- Directed by: Maurice Elvey; Castleton Knight;
- Written by: Leslie Arliss; Miles Malleson;
- Produced by: Edward Black; Maurice Ostrer; Castleton Knight;
- Starring: Will Fyffe; Anthony Hulme; Guy Middleton;
- Cinematography: Arthur Crabtree
- Edited by: R.E. Dearing; Alfred Roome;
- Music by: Walter Goehr; Louis Levy;
- Production company: Gainsborough Pictures
- Distributed by: General Film Distributors
- Release date: 4 May 1940;
- Running time: 87 minutes
- Country: United Kingdom
- Language: English

= For Freedom (1940 film) =

For Freedom is a 1940 British drama film directed by Maurice Elvey and Castleton Knight, and starring Will Fyffe, Guy Middleton, and Terry-Thomas. It was written by Leslie Arliss and Miles Malleson, and was made largely for propaganda purposes during the Second World War. Through its blending of fiction and documentary it was similar to The Lion Has Wings (1939) produced by Alexander Korda's London Films.

== Synopsis ==
The film portrays the early events of the war, particularly the Battle of the River Plate, from the point of view of a British newsreel production company.

==Cast==
- Will Fyffe as Chief
- Anthony Hulme as Steve
- E. V. H. Emmett as Ted
- Guy Middleton as Pierre
- Albert Lieven as Fritz
- Hugh McDermott as Sam
- Arthur Goullet as Ivan
- Terry-Thomas as newsreader
- Captain Dove as himself
- Captain Pottinger as himself
- First Officer Murphy as himself
- Engineer Walker as himself
- Engineer Angel as himself
- John Ernest Harper as himself

==Reception==
According to Kinematograph Weekly the film did well at the British box office in May 1940.

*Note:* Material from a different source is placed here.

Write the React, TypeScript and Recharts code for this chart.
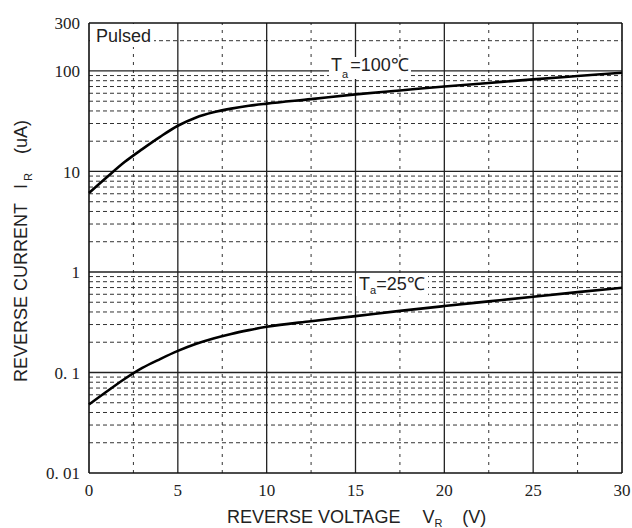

The Monthly Film Bulletin wrote: "The framework of this story is original, ingenious and appropriate. The result combines magnificent, inspiring and thrilling spectacle with the unswerving regard for accuracy typical of the documentary at its best. The events leading up to the war are eficctively shown, and bitingly but not bitterly commented upon by Will Fyffe, whose shrewd and pawky humour is exactly right and telling. The battle scenes introduced and commented upon by Vice-Adumiral Harper are breath-taking and unforgettable, and most impressively reconstructed. The telling has dignity, restraint, and a sense of values and proportion. All the actors, professional and amateur, give of their best, and very good this is."

Kine Weekly wrote: "Spectacular melodrama, inspired by a great and glorious Naval occasion, presenting at one and the same time epic adventure, impressive documentary, and thrilling confirmation of Britain's supremacy on the high seas. Victory at the battle of River Plate is, together with superb shots of the magnificent Altmark incident, the piece de résistance of the inspiring patriotic scheme, and each s re-enacted by many who, took part in the memorable engagement. Rigid regard for accuracy and atmosphere is not the least of the film's many showmanlike qualities."

In British Sound Films: The Studio Years 1928–1959 David Quinlan rated the film as "very good", writing: "excellent semi-documentary strikes just the right note."

==Bibliography==
- Chapman, James. The British at War: Cinema, State, and Propaganda, 1939-1945. I.B. Tauris Publishers, 1998.